Des «failed states» à la casse des nations. Ce processus avait commencé par la casse des nations, entreprise par les Etats-Unis en Irak en 1991. Nous connaissons tous la suite. Un pays détruit par l’intervention militaire cynique des Etats-Unis, au cours de deux guerres, qui se poursuivent encore aujourd’hui. L’Etat irakien, un nouvel Etat défaillant, était né. A ses côtés, l’acte de naissance de l’Etat Islamique y est inscrit. La métastase se diffuse en Syrie. Le cœur du Moyen-Orient recompose ses Etats dans la plus extrême violence à l’égard des peuples. Depuis trois siècles, c’est une constante dans l’histoire, le colonisateur réduit l’Etat central en un Etat défaillant, par la mise à feu des luttes internes, l’occupe et le colonise. Mais aujourd’hui ? Allons plus loin. Deux mouvements, Etat Islamique au Levant et Boko Haram en Afrique, fusionnent et progressent au-delà des frontières étatiques. Ils se conforment aux frontières des peuplements, aussi bien au Moyen-Orient qu’en Afrique. Boko Haram s’étend et envahit le Cameroun, le Tchad, le Nigéria, le Mali. Il s’agit d’activités militaires qui remettent en cause le principe même des découpages territoriaux ayant donné naissance aux Etats nouvellement indépendants. On peut voir un processus de ce genre à l’œuvre à travers le discours et l’action de l’Etat Islamique, mais tout autant dans les déchirements qui affectent les Etats africains situés sur une bande de territoire allant du Mali à l’Erythrée. Dans les deux cas, une situation radicalement nouvelle annonce une période des Etats de souveraineté partagée. La question se pose, après la casse des nations, quelles frontières ? Des frontières de peuplement, avec une souveraineté partagée ?
Et si la casse des nations prenait dans les sociétés occidentales et celles du sud de la Méditerranée des formes bien différentes? Chez les premières, les formes néolibérale, économique, financière et institutionnelle, par la délégation de pouvoirs des administrations d’Etats nationaux à l’Union européenne, ainsi que l’adoption de standards économiques communs, tel que le pacte de stabilité, conduisent pacifiquement à des squelettes d’Etat. Chez les secondes, la violence et les conflits armés, emboîtés et multiples, annihilent l’Etat. L’ensemble, sous les effets souterrains et conjugués des processus néolibéraux et des violences sociales internes, sous le masque de l’ethnie et de la religion.
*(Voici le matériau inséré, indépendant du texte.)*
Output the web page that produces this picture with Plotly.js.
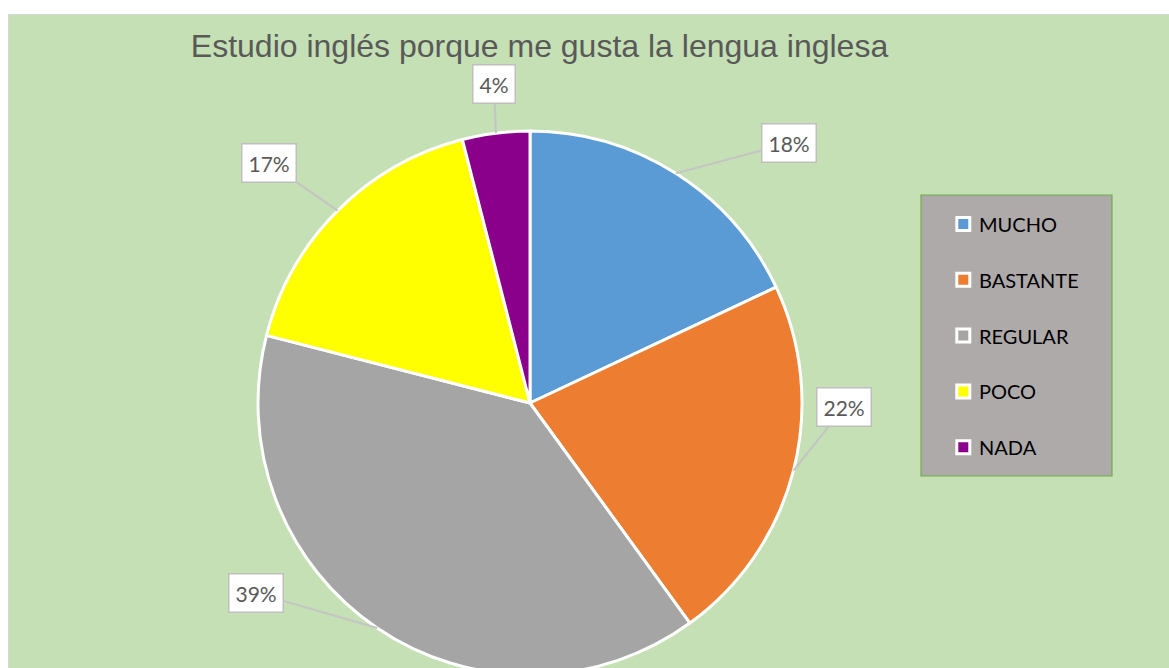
<!DOCTYPE html>
<html>
<head>
<meta charset="utf-8">
<script src="https://cdn.plot.ly/plotly-3.0.1.min.js"></script>
<style>
  html, body { margin:0; padding:0; background:#ffffff; overflow:hidden; width:1169px; height:668px; }
  #frame { position:absolute; left:8px; top:14px; width:1200px; height:720px; border:1px solid #D6D6D6; background:#C5E0B4; }
  #chart { position:absolute; left:0; top:0; width:1160px; height:700px; }
</style>
</head>
<body>
<div id="frame"><div id="chart"></div></div>
<script>
// ---- data ----
const categories = ['MUCHO', 'BASTANTE', 'REGULAR', 'POCO', 'NADA'];
const values = [18, 22, 39, 17, 4];
const sliceColors = ['#5B9BD5', '#ED7D31', '#A5A5A5', '#FFFF00', '#8B008B'];
const titleText = 'Estudio inglés porque me gusta la lengua inglesa';

// ---- layout geometry (pixels inside chart div) ----
const W = 1160, H = 700;
const pieCx = 521, pieCy = 388, pieR = 272;
// callout label offsets (pixels from slice edge midpoint)
const labelOffsets = [[113, -30], [51, -64], [-121, -35], [-69, -48], [-2, -49]];
// legend box geometry
const legBox = {x0: 912, y0: 180, x1: 1103, y1: 461};
const legFirstY = 209, legStep = 55.8, legSymX = 954.3, legTextX = 967.5, legSym = 13;

const px2x = p => p / W;
const px2y = p => 1 - p / H;

const total = values.reduce((a, b) => a + b, 0);

const trace = {
  type: 'pie',
  labels: categories,
  values: values,
  sort: false,
  direction: 'clockwise',
  rotation: 0,
  marker: { colors: sliceColors, line: { color: '#FFFFFF', width: 3 } },
  textinfo: 'none',
  hoverinfo: 'label+percent',
  showlegend: false,
  domain: {
    x: [px2x(pieCx - pieR), px2x(pieCx + pieR)],
    y: [px2y(pieCy + pieR), px2y(pieCy - pieR)]
  }
};

const annotations = [];
const shapes = [];

// callout labels, tip placed at each slice's mid-angle on the rim
let cum = 0;
values.forEach((v, i) => {
  const mid = (cum + v / 2) / total * 2 * Math.PI;
  cum += v;
  const tx = pieCx + pieR * Math.sin(mid);
  const ty = pieCy - pieR * Math.cos(mid);
  annotations.push({
    xref: 'paper', yref: 'paper',
    x: px2x(tx), y: px2y(ty),
    ax: labelOffsets[i][0], ay: labelOffsets[i][1],
    text: Math.round(v / total * 100) + '%',
    showarrow: true, arrowhead: 0, arrowwidth: 2, arrowcolor: '#C4C4C4',
    bgcolor: '#FFFFFF', bordercolor: '#BFBFBF', borderwidth: 1.5, borderpad: 6,
    font: { family: 'Lato, "Open Sans", sans-serif', size: 21, color: '#595959' }
  });
});

// legend box
shapes.push({
  type: 'rect', xref: 'paper', yref: 'paper',
  x0: px2x(legBox.x0), x1: px2x(legBox.x1), y0: px2y(legBox.y1), y1: px2y(legBox.y0),
  fillcolor: '#AEAAAA', line: { color: '#70AD47', width: 1.2 }, layer: 'below'
});
categories.forEach((c, i) => {
  const cy = legFirstY + i * legStep;
  shapes.push({
    type: 'rect', xref: 'paper', yref: 'paper',
    x0: px2x(legSymX - legSym / 2), x1: px2x(legSymX + legSym / 2),
    y0: px2y(cy + legSym / 2), y1: px2y(cy - legSym / 2),
    fillcolor: sliceColors[i], line: { color: '#FFFFFF', width: 3 }
  });
  annotations.push({
    xref: 'paper', yref: 'paper', x: px2x(legTextX), y: px2y(cy),
    xanchor: 'left', yanchor: 'middle', showarrow: false, text: c,
    font: { family: 'Lato, "Open Sans", sans-serif', size: 20, color: '#000000' }
  });
});

const layout = {
  width: W, height: H,
  margin: { l: 0, r: 0, t: 0, b: 0 },
  paper_bgcolor: '#C5E0B4',
  plot_bgcolor: '#C5E0B4',
  title: {
    text: titleText,
    xref: 'paper', yref: 'paper',
    x: px2x(530.5), y: px2y(30.5), xanchor: 'center', yanchor: 'middle',
    font: { family: '"Liberation Sans", Arial, sans-serif', size: 32, color: '#595959' }
  },
  showlegend: false,
  shapes: shapes,
  annotations: annotations
};

Plotly.newPlot('chart', [trace], layout, { displayModeBar: false, staticPlot: false });
</script>
</body>
</html>
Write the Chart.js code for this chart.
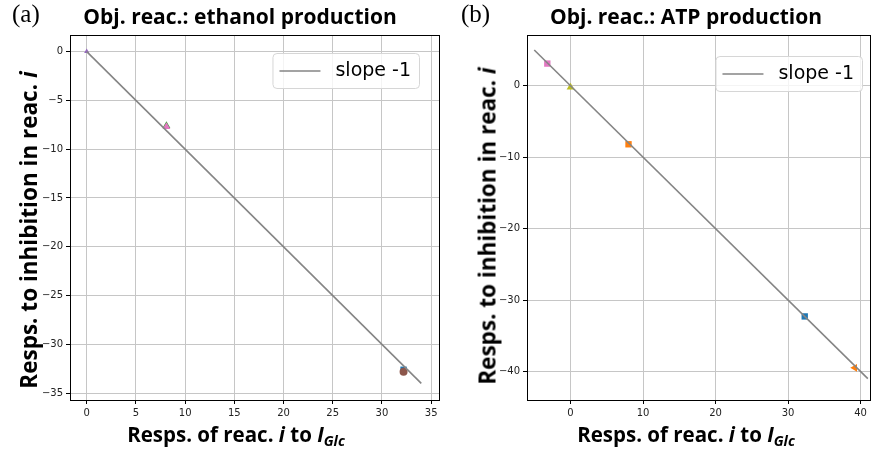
<!DOCTYPE html>
<html>
<head>
<meta charset="utf-8">
<script src="https://cdn.jsdelivr.net/npm/chart.js@4.4.1/dist/chart.umd.min.js"></script>
<style>
  body { margin: 0; background: #fff; }
  #wrap { position: relative; width: 875px; height: 451px; overflow: hidden; }
  canvas { position: absolute; top: 0; }
  .lbl { position: absolute; font-family: "Liberation Serif", serif; font-size: 25px; color: #000; }
  .ttl, .xt, .yt { position: absolute; font-family: "Open Sans", sans-serif; font-weight: 700; color: #000; white-space: nowrap; transform: translate(-50%, -50%); }
  .ttl { font-size: 21px; }
  .xt { font-size: 20.5px; }
  .yt { font-size: 22.5px; transform: translate(-50%, -50%) rotate(-90deg); }
  sub { font-size: 0.7em; vertical-align: -0.25em; }
</style>
</head>
<body>
<div id="wrap">
  <canvas id="chartA" width="445" height="451" style="left:0"></canvas>
  <canvas id="chartB" width="430" height="451" style="left:445px"></canvas>

  <div class="lbl" style="left:12px;top:0px">(a)</div>
  <div class="lbl" style="left:461px;top:0px">(b)</div>
  <div class="ttl" style="left:240px;top:16px">Obj. reac.: ethanol production</div>
  <div class="ttl" style="left:686px;top:16px">Obj. reac.: ATP production</div>
  <div class="xt" style="left:236px;top:435px">Resps. of reac. <i>i</i> to <i>I<sub>Glc</sub></i></div>
  <div class="xt" style="left:686px;top:435px">Resps. of reac. <i>i</i> to <i>I<sub>Glc</sub></i></div>
  <div class="yt" style="left:28px;top:230px">Resps. to inhibition in reac. <i>i</i></div>
  <div class="yt" style="left:487px;top:226px">Resps. to inhibition in reac. <i>i</i></div>
</div>

<script>
// panel (a): ethanol production
const lineAX = [0, 34];
const lineAY = [0, -34];
const ptsAX = [8.1, 32.2, 0, 8.1, 32.2];
const ptsAY = [-7.6, -32.6, 0, -7.7, -32.8];
const ticksAX = [0, 5, 10, 15, 20, 25, 30, 35];
const ticksAY = [0, -5, -10, -15, -20, -25, -30, -35];

// panel (b): ATP production
const lineBX = [-5, 41];
const lineBY = [5, -41];
const ptsBX = [-3.2, 0, 8.0, 32.3, 39.2];
const ptsBY = [3.1, -0.2, -8.2, -32.3, -39.5];
const ticksBX = [0, 10, 20, 30, 40];
const ticksBY = [0, -10, -20, -30, -40];

const lineLabel = 'slope -1';

// marker styles (tab10 colours)
const colorsA = ['#2ca02c', '#1f77b4', '#9467bd', '#e377c2', '#8c564b'];
const shapesA = ['triangle', 'rect', 'triangle', 'triangle', 'circle'];
const rotA = [0, 0, 0, 0, 0];
const sizesA = [4.5, 4.5, 3, 4.5, 4];
const colorsB = ['#e377c2', '#bcbd22', '#ff7f0e', '#1f77b4', '#ff7f0e'];
const shapesB = ['rect', 'triangle', 'rect', 'rect', 'triangle'];
const rotB = [0, 0, 0, 0, -90];
const sizesB = [4.5, 4.5, 4.5, 4.5, 4.5];

const toXY = (xs, ys) => xs.map((x, i) => ({ x: x, y: ys[i] }));
const fmt = v => String(v).replace('-', '\u2212');

// black frame round the plot area
const framePlugin = {
    id: 'frame',
    afterDraw(chart) {
        const a = chart.chartArea, ctx = chart.ctx;
        ctx.save();
        ctx.strokeStyle = '#000';
        ctx.lineWidth = 1;
        ctx.strokeRect(Math.round(a.left) + 0.5, Math.round(a.top) + 0.5,
            Math.round(a.right - a.left), Math.round(a.bottom - a.top));
        ctx.restore();
    }
};

// matplotlib-like legend box in the upper right
const legendPlugin = {
    id: 'mplLegend',
    afterDraw(chart, args, opts) {
        const ds = chart.data.datasets[0];
        const ctx = chart.ctx, a = chart.chartArea;
        ctx.save();
        ctx.font = '19px "DejaVu Sans"';
        const tw = ctx.measureText(ds.label).width;
        const w = 7 + 41 + 15 + tw + 8, h = 35;
        const x = a.right - opts.right - w, y = a.top + opts.top;
        ctx.beginPath();
        ctx.roundRect(x + 0.5, y + 0.5, w, h, 4);
        ctx.fillStyle = 'rgba(255,255,255,0.8)';
        ctx.fill();
        ctx.strokeStyle = '#d6d6d6';
        ctx.lineWidth = 1;
        ctx.stroke();
        ctx.beginPath();
        ctx.moveTo(x + 7, y + h / 2 + 0.5);
        ctx.lineTo(x + 48, y + h / 2 + 0.5);
        ctx.strokeStyle = ds.borderColor;
        ctx.lineWidth = ds.borderWidth;
        ctx.stroke();
        ctx.fillStyle = '#000';
        ctx.textBaseline = 'middle';
        ctx.fillText(ds.label, x + 63, y + h / 2 + 1);
        ctx.restore();
    }
};

function axis(ticks, min, max, fit) {
    return {
        type: 'linear',
        min: min,
        max: max,
        afterBuildTicks: s => { s.ticks = ticks.map(v => ({ value: v })); },
        afterFit: fit,
        grid: { color: '#c6c6c6', lineWidth: 1, tickColor: '#000', tickLength: 4, drawTicks: true },
        border: { display: true, color: '#000' },
        ticks: {
            autoSkip: false,
            maxRotation: 0,
            padding: 3,
            color: '#222',
            font: { family: 'DejaVu Sans', size: 10 },
            callback: fmt
        }
    };
}

function makeChart(id, lineX, lineY, ptsX, ptsY, colors, shapes, rot, sizes, ticksX, ticksY, xr, yr, yW, rightPad, leg) {
    return new Chart(document.getElementById(id), {
        type: 'scatter',
        data: {
            datasets: [
                {
                    label: lineLabel,
                    data: toXY(lineX, lineY),
                    showLine: true,
                    borderColor: '#858585',
                    borderWidth: 1.6,
                    pointRadius: 0
                },
                {
                    label: 'points',
                    data: toXY(ptsX, ptsY),
                    pointStyle: shapes,
                    pointRotation: rot,
                    pointRadius: sizes,
                    pointBackgroundColor: colors,
                    pointBorderColor: colors,
                    pointBorderWidth: 0
                }
            ]
        },
        options: {
            responsive: false,
            animation: false,
            layout: { padding: { top: 35, right: rightPad, left: 0, bottom: 0 } },
            plugins: {
                legend: { display: false },
                tooltip: { enabled: false },
                mplLegend: leg
            },
            scales: {
                x: axis(ticksX, xr[0], xr[1], s => { s.height = 51; }),
                y: axis(ticksY, yr[0], yr[1], s => { s.width = yW; })
            }
        },
        plugins: [framePlugin, legendPlugin]
    });
}

makeChart('chartA', lineAX, lineAY, ptsAX, ptsAY, colorsA, shapesA, rotA, sizesA,
    ticksAX, ticksAY, [-1.7, 35.8], [-35.7, 1.7], 70, 6, { right: 20, top: 18 });
makeChart('chartB', lineBX, lineBY, ptsBX, ptsBY, colorsB, shapesB, rotB, sizesB,
    ticksBX, ticksBY, [-6, 41.3], [-44, 7.1], 82, 5, { right: 8, top: 21 });
</script>
</body>
</html>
Les récentes situations nous conduisent au rappel indispensable que l’Etat-nation est bien plus qu’un système d’institutions, plus ou moins distantes du citoyen, bien plus qu’une bureaucratie qui reste hautaine à l’égard du citoyen, mais tout autant un cadre historique et conceptuel, une référence de décision et d’arbitrage, et un socle sécurisant.